WHAT TO DO |
Reproduce exactly the opening lines of the listing, stopping after the line that contains "import plotly.graph_objects as go" and including it.

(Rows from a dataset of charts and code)
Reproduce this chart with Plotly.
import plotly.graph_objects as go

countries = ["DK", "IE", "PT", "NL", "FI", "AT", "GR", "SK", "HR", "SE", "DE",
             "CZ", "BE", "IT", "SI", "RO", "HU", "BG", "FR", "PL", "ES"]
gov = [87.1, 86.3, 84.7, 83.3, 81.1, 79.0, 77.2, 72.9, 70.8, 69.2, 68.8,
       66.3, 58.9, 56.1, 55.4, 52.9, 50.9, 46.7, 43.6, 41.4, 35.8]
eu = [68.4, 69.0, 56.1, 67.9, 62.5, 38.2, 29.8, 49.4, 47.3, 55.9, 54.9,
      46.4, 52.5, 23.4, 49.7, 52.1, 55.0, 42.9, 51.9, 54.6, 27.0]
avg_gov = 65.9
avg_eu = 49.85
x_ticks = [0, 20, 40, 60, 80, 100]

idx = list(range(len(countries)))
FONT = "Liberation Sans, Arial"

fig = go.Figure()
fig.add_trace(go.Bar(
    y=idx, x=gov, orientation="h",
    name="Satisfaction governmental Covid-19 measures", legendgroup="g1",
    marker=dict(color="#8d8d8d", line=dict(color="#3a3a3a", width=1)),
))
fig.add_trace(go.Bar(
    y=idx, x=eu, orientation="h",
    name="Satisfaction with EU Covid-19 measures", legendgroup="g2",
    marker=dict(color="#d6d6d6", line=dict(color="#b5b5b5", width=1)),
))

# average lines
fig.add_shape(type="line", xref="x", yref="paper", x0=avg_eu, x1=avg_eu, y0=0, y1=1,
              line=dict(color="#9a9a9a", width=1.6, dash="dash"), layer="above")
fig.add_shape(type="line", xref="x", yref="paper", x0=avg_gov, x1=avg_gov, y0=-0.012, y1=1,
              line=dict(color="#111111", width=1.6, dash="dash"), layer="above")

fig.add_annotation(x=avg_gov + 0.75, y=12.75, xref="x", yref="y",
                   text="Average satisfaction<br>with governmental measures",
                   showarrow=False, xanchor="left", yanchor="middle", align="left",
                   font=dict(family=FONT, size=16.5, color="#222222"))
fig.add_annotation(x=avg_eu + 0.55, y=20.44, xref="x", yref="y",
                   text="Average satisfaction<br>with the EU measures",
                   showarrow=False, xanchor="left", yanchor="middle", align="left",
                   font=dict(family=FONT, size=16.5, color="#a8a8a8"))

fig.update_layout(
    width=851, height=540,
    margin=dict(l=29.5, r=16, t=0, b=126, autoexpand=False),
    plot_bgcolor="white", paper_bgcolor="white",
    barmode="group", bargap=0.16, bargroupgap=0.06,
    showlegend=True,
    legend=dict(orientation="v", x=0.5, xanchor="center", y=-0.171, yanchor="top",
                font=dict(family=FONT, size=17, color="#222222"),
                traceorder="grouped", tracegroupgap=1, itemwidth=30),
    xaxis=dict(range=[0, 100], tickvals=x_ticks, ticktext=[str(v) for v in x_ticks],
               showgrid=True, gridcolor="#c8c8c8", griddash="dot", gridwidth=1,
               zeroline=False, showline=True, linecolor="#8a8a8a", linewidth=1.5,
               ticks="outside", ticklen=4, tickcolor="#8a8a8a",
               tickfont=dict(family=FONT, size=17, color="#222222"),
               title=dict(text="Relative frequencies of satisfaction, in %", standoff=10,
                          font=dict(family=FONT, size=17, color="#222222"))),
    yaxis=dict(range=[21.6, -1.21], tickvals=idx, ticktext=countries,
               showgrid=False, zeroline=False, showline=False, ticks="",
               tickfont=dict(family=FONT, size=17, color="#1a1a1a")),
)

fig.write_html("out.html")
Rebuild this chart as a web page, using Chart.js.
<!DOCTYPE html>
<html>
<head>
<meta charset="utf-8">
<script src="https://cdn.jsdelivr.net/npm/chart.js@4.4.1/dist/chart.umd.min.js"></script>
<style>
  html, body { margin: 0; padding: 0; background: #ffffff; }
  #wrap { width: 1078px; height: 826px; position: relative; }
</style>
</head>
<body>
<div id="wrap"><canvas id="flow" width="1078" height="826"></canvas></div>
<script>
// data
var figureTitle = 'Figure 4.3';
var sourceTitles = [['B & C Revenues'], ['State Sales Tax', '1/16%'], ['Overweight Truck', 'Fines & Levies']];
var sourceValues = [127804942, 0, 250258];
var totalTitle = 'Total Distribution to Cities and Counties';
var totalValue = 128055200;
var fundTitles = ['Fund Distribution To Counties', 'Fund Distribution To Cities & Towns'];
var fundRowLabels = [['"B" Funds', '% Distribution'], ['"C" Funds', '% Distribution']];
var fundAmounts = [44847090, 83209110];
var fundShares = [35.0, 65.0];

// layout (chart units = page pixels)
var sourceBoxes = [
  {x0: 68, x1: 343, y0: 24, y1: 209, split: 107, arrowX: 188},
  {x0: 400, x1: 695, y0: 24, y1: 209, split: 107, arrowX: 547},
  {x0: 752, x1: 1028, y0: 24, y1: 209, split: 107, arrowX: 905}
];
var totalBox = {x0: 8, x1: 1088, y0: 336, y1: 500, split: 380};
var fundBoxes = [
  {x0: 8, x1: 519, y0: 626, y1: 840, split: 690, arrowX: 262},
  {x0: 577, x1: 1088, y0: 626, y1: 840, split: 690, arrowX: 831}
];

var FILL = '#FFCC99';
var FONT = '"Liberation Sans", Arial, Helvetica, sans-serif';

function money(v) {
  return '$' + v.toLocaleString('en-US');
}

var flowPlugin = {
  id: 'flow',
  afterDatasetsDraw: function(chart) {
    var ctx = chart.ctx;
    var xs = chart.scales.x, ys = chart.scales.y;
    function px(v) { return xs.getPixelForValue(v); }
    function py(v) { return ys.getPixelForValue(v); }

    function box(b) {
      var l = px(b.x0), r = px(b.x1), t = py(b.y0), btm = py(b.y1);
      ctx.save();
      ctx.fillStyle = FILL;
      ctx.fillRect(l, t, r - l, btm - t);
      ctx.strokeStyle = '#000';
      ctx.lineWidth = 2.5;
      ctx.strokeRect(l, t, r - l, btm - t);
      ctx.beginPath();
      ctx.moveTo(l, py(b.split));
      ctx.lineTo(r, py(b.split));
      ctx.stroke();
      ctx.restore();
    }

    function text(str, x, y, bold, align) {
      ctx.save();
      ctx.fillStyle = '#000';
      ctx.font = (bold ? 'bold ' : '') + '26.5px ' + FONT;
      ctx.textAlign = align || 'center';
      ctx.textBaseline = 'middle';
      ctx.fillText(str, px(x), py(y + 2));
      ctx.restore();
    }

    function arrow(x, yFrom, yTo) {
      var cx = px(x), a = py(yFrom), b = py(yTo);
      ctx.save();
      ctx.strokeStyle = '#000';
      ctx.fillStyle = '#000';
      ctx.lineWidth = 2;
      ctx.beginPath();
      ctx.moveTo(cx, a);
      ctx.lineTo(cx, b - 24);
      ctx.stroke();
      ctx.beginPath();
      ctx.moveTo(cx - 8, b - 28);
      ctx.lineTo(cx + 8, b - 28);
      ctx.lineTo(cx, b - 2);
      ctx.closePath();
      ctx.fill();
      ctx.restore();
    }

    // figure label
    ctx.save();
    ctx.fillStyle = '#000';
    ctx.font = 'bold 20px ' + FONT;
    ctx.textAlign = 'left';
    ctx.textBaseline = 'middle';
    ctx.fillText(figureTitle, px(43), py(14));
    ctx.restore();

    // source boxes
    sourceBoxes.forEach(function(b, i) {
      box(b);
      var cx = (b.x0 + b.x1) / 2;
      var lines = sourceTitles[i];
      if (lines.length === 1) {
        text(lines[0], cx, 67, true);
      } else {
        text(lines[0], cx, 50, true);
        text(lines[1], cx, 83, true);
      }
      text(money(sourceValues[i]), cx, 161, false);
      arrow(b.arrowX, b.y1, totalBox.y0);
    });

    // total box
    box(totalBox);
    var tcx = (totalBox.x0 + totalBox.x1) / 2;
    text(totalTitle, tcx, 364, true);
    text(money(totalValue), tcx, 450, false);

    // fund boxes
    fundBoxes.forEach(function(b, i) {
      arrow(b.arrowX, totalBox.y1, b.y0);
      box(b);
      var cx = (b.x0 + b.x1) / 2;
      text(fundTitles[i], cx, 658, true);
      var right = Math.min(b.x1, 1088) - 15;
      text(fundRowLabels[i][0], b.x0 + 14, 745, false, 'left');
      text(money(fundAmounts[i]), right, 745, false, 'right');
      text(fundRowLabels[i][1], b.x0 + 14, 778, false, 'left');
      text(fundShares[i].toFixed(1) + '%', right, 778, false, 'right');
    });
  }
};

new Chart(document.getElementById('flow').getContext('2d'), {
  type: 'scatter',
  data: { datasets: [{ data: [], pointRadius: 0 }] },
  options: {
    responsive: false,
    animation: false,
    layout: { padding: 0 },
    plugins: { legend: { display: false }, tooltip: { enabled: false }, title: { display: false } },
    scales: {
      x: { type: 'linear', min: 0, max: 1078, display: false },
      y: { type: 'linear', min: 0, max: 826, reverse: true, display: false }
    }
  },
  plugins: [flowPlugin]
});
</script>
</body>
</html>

RESULT FOR THIS EXERCISE |
Reproduce this chart with Plotly.
import plotly.graph_objects as go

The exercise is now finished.